As Global Capability Centers (GCCs) continue to evolve in India, the conversation is moving beyond cost optimization and operational efficiency. Today, leading GCCs are positioning themselves as strategic capability hubs that drive innovation, business transformation, and enterprise growth. This shift is redefining how organizations think about talent, leadership, and workforce strategy.
According to Arpita Chakraborty, the success of modern GCCs will increasingly depend on their ability to build differentiated talent ecosystems that support global business priorities at scale.

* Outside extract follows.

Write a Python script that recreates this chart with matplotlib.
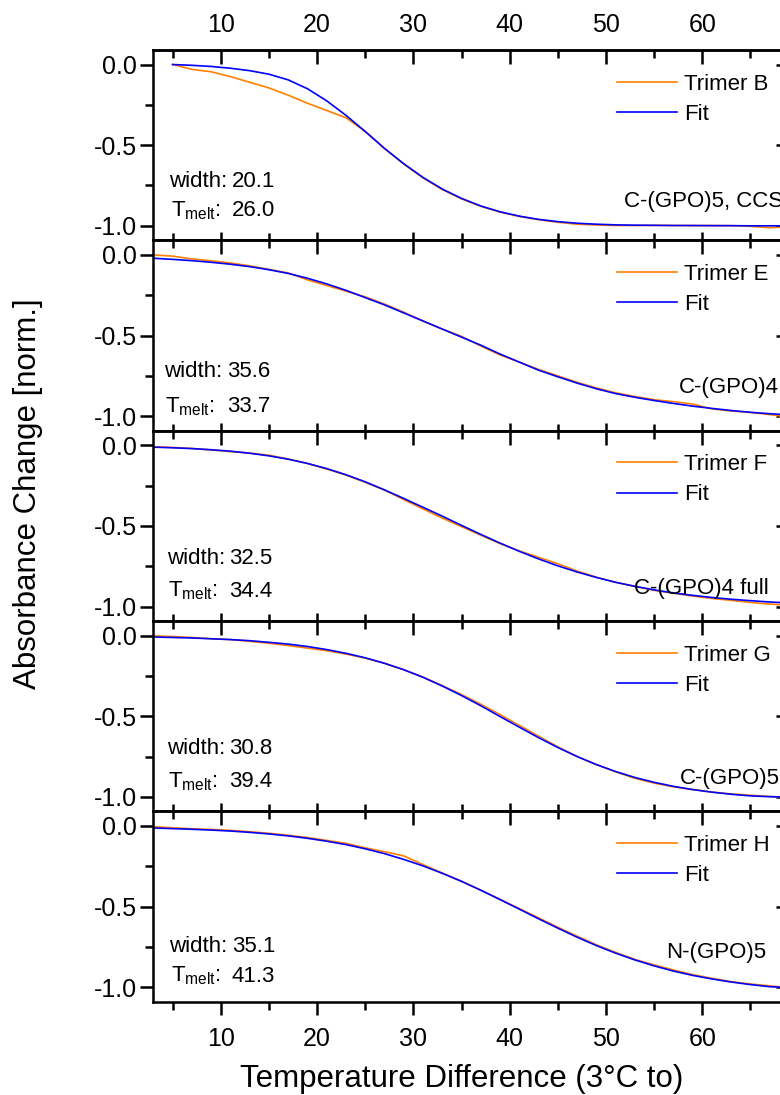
import matplotlib
matplotlib.use("Agg")
from matplotlib import pyplot as plt
from matplotlib.ticker import MultipleLocator, FixedLocator, NullFormatter

plt.rcParams['font.family'] = ['Liberation Sans', 'DejaVu Sans']
plt.rcParams['mathtext.default'] = 'regular'

# temperature grid the curves were read on (3, 5, ..., 69)
temp = list(range(3, 70, 2))

# Trimer B starts at 5
trimer_b = [0.0, -0.03, -0.045, -0.075, -0.11, -0.145, -0.19, -0.24, -0.285, -0.33,
            -0.415, -0.52, -0.617, -0.703, -0.775, -0.833, -0.879, -0.915, -0.942, -0.962,
            -0.978, -0.99, -0.995, -0.998, -0.998, -0.997, -0.998, -0.999, -0.998, -0.999,
            -1.003, -1.012, -1.005]
fit_b = [0.0, -0.005, -0.012, -0.023, -0.038, -0.06, -0.095, -0.15, -0.225, -0.315,
         -0.415, -0.52, -0.615, -0.70, -0.772, -0.83, -0.877, -0.913, -0.94, -0.96,
         -0.974, -0.984, -0.99, -0.994, -0.996, -0.997, -0.998, -0.998, -0.999, -0.999,
         -1.0, -1.0, -1.0]

trimer_e = [0.0, -0.008, -0.025, -0.037, -0.05, -0.068, -0.09, -0.112, -0.155, -0.19,
            -0.225, -0.26, -0.305, -0.355, -0.41, -0.46, -0.505, -0.565, -0.62, -0.665,
            -0.71, -0.75, -0.79, -0.825, -0.855, -0.878, -0.898, -0.91, -0.925, -0.955,
            -0.968, -0.977, -0.99, -1.006]
fit_e = [-0.021, -0.028, -0.036, -0.046, -0.058, -0.073, -0.092, -0.115, -0.145, -0.18,
         -0.22, -0.265, -0.31, -0.36, -0.41, -0.46, -0.51, -0.56, -0.615, -0.665,
         -0.715, -0.756, -0.795, -0.83, -0.86, -0.883, -0.903, -0.921, -0.938, -0.952,
         -0.965, -0.976, -0.985, -0.992]

trimer_f = [-0.01, -0.014, -0.02, -0.03, -0.04, -0.048, -0.062, -0.085, -0.113, -0.148,
            -0.185, -0.23, -0.278, -0.337, -0.395, -0.452, -0.505, -0.558, -0.61, -0.655,
            -0.695, -0.735, -0.78, -0.818, -0.85, -0.875, -0.9, -0.918, -0.935, -0.95,
            -0.962, -0.975, -0.985, -0.992]
fit_f = [-0.012, -0.016, -0.021, -0.028, -0.037, -0.05, -0.066, -0.087, -0.113, -0.145,
         -0.183, -0.227, -0.277, -0.33, -0.385, -0.44, -0.497, -0.553, -0.607, -0.658,
         -0.705, -0.748, -0.786, -0.82, -0.85, -0.875, -0.897, -0.916, -0.931, -0.944,
         -0.955, -0.964, -0.972, -0.978]

trimer_g = [-0.002, -0.006, -0.012, -0.02, -0.025, -0.036, -0.048, -0.062, -0.078, -0.094,
            -0.115, -0.14, -0.172, -0.212, -0.257, -0.31, -0.366, -0.426, -0.49, -0.557,
            -0.624, -0.69, -0.75, -0.80, -0.845, -0.885, -0.915, -0.938, -0.955, -0.97,
            -0.982, -0.99, -0.998, -1.003]
fit_g = [-0.009, -0.012, -0.015, -0.02, -0.025, -0.032, -0.042, -0.053, -0.068, -0.087,
         -0.11, -0.138, -0.172, -0.212, -0.259, -0.313, -0.372, -0.435, -0.502, -0.568,
         -0.633, -0.694, -0.75, -0.80, -0.843, -0.88, -0.91, -0.935, -0.955, -0.971,
         -0.984, -0.994, -0.999, -1.002]

trimer_h = [-0.005, -0.012, -0.018, -0.022, -0.028, -0.036, -0.046, -0.058, -0.072, -0.09,
            -0.108, -0.136, -0.16, -0.186, -0.24, -0.292, -0.343, -0.398, -0.455, -0.513,
            -0.57, -0.628, -0.684, -0.737, -0.784, -0.828, -0.862, -0.893, -0.922, -0.945,
            -0.966, -0.98, -0.992, -1.003]
fit_h = [-0.013, -0.017, -0.021, -0.026, -0.032, -0.04, -0.05, -0.062, -0.077, -0.095,
         -0.116, -0.142, -0.172, -0.208, -0.248, -0.294, -0.344, -0.399, -0.457, -0.516,
         -0.576, -0.634, -0.69, -0.742, -0.789, -0.831, -0.868, -0.9, -0.927, -0.949,
         -0.968, -0.984, -0.997, -1.003]

names = ["Trimer B", "Trimer E", "Trimer F", "Trimer G", "Trimer H"]
constructs = ["C-(GPO)5, CCS", "C-(GPO)4", "C-(GPO)4 full", "C-(GPO)5", "N-(GPO)5"]
widths = ["20.1", "35.6", "32.5", "30.8", "35.1"]
tmelts = ["26.0", "33.7", "34.4", "39.4", "41.3"]

data = [trimer_b, trimer_e, trimer_f, trimer_g, trimer_h]
fits = [fit_b, fit_e, fit_f, fit_g, fit_h]

# layout in pixels (figure 780 x 1095)
W, H = 780, 1095
ax_l, ax_r = 153.3, 789.0
top, bot = 50.0, 1001.7
ph = (bot - top) / 5

# per panel: construct label x / baseline, annotation x, number x, baselines
lab_x = [624, 679, 634, 680, 666]
lab_y = [156.7, 153, 163, 163, 147]
ann_x = [169.4, 164, 167, 167, 169.4]
num_x = [232, 227, 229, 229, 232]
wid_y = [136.7, 137, 133, 133, 141]
tm_y = [166.5, 172, 166, 166, 170.3]

orange = '#FF8000'
blue = '#0000FF'
lw_ax = 1.8

fig = plt.figure(figsize=(W / 100, H / 100), dpi=100)


def fx(px):
    return (px - ax_l) / (ax_r - ax_l)


def fy(rel):
    return 1 - rel / ph


for i in range(5):
    y0 = top + i * ph
    ax = fig.add_axes([ax_l / W, 1 - (y0 + ph) / H, (ax_r - ax_l) / W, ph / H])
    xs = temp[1:] if i == 0 else temp
    l1, = ax.plot(xs, data[i], color=orange, lw=1.2)
    l2, = ax.plot(xs, fits[i], color=blue, lw=1.2)
    ax.set_xlim(3, 69)
    ax.set_ylim(-1.09, 0.09)

    ax.set_yticks([0, -0.5, -1.0], labels=["0.0", "-0.5", "-1.0"])
    ax.yaxis.set_minor_locator(FixedLocator([-0.25, -0.75]))
    ax.set_xticks([10, 20, 30, 40, 50, 60])
    ax.xaxis.set_minor_locator(MultipleLocator(5))
    for s in ax.spines.values():
        s.set_linewidth(lw_ax)

    ax.tick_params(axis='y', which='major', direction='out', length=9.4, width=lw_ax,
                   labelsize=18, pad=2.5, right=False)
    ax.tick_params(axis='y', which='minor', direction='out', length=5.8, width=lw_ax, right=False)
    if i < 4:
        ax.tick_params(axis='x', which='major', direction='in', length=5.8, width=lw_ax,
                       top=False, labelbottom=False)
        ax.tick_params(axis='x', which='minor', direction='in', length=5.0, width=lw_ax, top=False)
    else:
        ax.tick_params(axis='x', which='major', direction='out', length=9.4, width=lw_ax,
                       top=False, labelsize=18, pad=8.6)
        ax.tick_params(axis='x', which='minor', direction='out', length=5.8, width=lw_ax, top=False)

    sec = ax.secondary_xaxis('top')
    sec.set_xticks([10, 20, 30, 40, 50, 60])
    sec.xaxis.set_minor_locator(MultipleLocator(5))
    sec.spines['top'].set_linewidth(lw_ax)
    sec.tick_params(which='major', direction='in', length=10, width=lw_ax, labelsize=18, pad=9.3)
    sec.tick_params(which='minor', direction='in', length=5.8, width=lw_ax)
    if i > 0:
        sec.xaxis.set_major_formatter(NullFormatter())

    secr = ax.secondary_yaxis('right')
    secr.set_yticks([0, -0.5, -1.0])
    secr.yaxis.set_minor_locator(FixedLocator([-0.25, -0.75]))
    secr.yaxis.set_major_formatter(NullFormatter())
    secr.spines['right'].set_linewidth(lw_ax)
    secr.tick_params(which='major', direction='in', length=9.4, width=lw_ax)
    secr.tick_params(which='minor', direction='in', length=5.8, width=lw_ax)

    ax.legend([l1, l2], [names[i], "Fit"], loc='upper left', bbox_to_anchor=(fx(617), fy(23.5)),
              frameon=False, fontsize=16, handlelength=2.7, handletextpad=0.32,
              labelspacing=0.41, borderpad=0, borderaxespad=0)

    ax.text(fx(lab_x[i]), fy(lab_y[i]), constructs[i], transform=ax.transAxes,
            fontsize=16, va='baseline', ha='left')
    ax.text(fx(ann_x[i]), fy(wid_y[i]), "width:", transform=ax.transAxes,
            fontsize=16, va='baseline')
    ax.text(fx(num_x[i]), fy(wid_y[i]), widths[i], transform=ax.transAxes,
            fontsize=16, va='baseline')
    ax.text(fx(ann_x[i] + 1.3), fy(tm_y[i]), r"T$_{melt}$:", transform=ax.transAxes,
            fontsize=16, va='baseline')
    ax.text(fx(num_x[i]), fy(tm_y[i]), tmelts[i], transform=ax.transAxes,
            fontsize=16, va='baseline')

fig.text(461.5 / W, 1 - 1086.7 / H, "Temperature Difference (3°C to)", fontsize=22.5,
         ha='center', va='baseline')
fig.text(28 / W, 1 - 494 / H, "Absorbance Change [norm.]", fontsize=22.5,
         rotation=90, ha='center', va='center')

fig.savefig("out.png", dpi=100)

Organizations are no longer viewing talent as a support function but as a key driver of innovation, agility, and competitiveness.
This growing focus is reflected in Mercer’s Global Talent Trends 2026 study, which found that 54% of C-suite leaders identify talent scarcity as a major challenge, while 59% of HR leaders report difficulties attracting talent with critical digital skills. These findings underscore the need for future-ready workforce strategies.

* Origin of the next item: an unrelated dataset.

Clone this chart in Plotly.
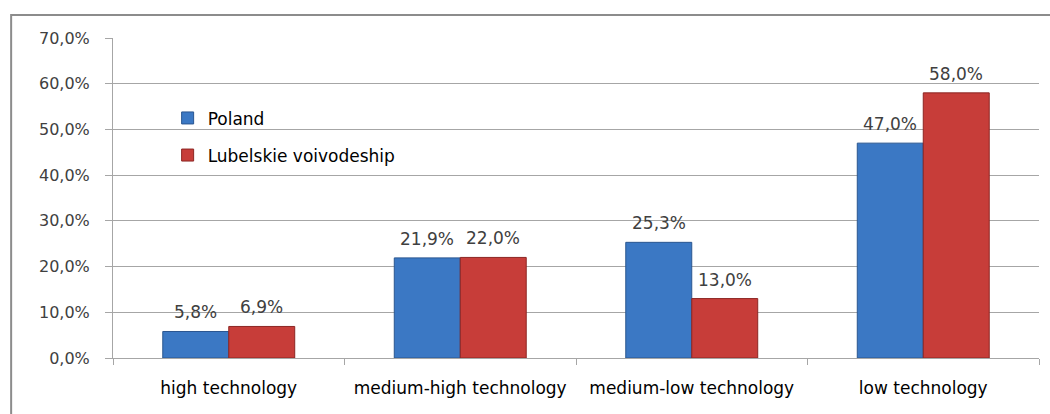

With the rapid convergence of technology and business transformation, GCCs are becoming centers for digital engineering, AI-led transformation, analytics, customer experience, and strategic decision-making. As a result, demand for specialized talent continues to rise.

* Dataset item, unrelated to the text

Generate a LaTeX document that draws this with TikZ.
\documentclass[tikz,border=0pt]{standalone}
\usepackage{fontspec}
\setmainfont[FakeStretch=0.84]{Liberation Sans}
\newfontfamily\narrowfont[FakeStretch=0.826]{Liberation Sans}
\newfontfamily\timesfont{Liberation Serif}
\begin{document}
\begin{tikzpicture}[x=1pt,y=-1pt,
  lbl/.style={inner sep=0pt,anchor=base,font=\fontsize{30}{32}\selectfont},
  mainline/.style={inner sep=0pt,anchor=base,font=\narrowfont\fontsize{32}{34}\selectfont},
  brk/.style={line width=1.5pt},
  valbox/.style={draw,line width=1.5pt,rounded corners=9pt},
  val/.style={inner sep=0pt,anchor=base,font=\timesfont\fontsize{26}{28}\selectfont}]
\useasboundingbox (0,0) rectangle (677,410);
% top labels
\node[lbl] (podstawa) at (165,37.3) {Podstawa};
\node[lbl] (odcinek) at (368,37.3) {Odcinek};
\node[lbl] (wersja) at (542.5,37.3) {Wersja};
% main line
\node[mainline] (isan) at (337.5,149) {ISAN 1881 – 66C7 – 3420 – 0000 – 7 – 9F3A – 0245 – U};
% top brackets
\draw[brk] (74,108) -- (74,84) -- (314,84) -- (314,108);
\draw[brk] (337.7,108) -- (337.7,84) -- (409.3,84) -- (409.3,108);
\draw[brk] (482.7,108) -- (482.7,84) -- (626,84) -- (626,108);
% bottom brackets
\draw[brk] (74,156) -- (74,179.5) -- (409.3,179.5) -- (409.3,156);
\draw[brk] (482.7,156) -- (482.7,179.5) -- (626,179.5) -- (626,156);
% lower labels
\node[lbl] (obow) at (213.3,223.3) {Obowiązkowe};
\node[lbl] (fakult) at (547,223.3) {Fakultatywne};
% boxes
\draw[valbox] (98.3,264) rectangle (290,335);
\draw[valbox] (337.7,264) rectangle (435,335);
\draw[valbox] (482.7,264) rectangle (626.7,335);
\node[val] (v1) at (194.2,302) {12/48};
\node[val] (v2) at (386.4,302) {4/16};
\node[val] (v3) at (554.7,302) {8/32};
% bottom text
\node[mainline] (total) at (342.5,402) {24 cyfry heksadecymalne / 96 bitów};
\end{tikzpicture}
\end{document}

Arpita believes that building high-impact capability hubs requires organizations to rethink traditional talent models. Hiring alone is no longer enough. The focus must shift toward leadership development, continuous capability building, and cultures that encourage innovation and collaboration. Organizations that align talent strategy with business strategy will gain a lasting competitive advantage.
Mercer’s research also reveals that 63% of executives believe skills-powered talent practices will be critical for future competitiveness. For GCCs, this highlights the importance of continuous learning, workforce agility, and internal talent mobility.
Leadership plays a defining role in this transformation journey. As GCCs increase in strategic importance, leaders must demonstrate agility, empathy, and resilience to navigate uncertainty while driving growth. Leadership effectiveness is becoming as important as technical expertise.
Another key shift is the growing emphasis on employee value propositions. High-performing talent increasingly seeks purpose, learning opportunities, career mobility, and meaningful impact. GCCs that prioritize employee experience and inclusive growth will be better positioned to attract and retain top talent.
The future of GCCs will not be defined solely by operational scale, but by the quality of talent and leadership they cultivate. Organizations that invest in transformative talent strategies will emerge as the true drivers of enterprise innovation and business resilience.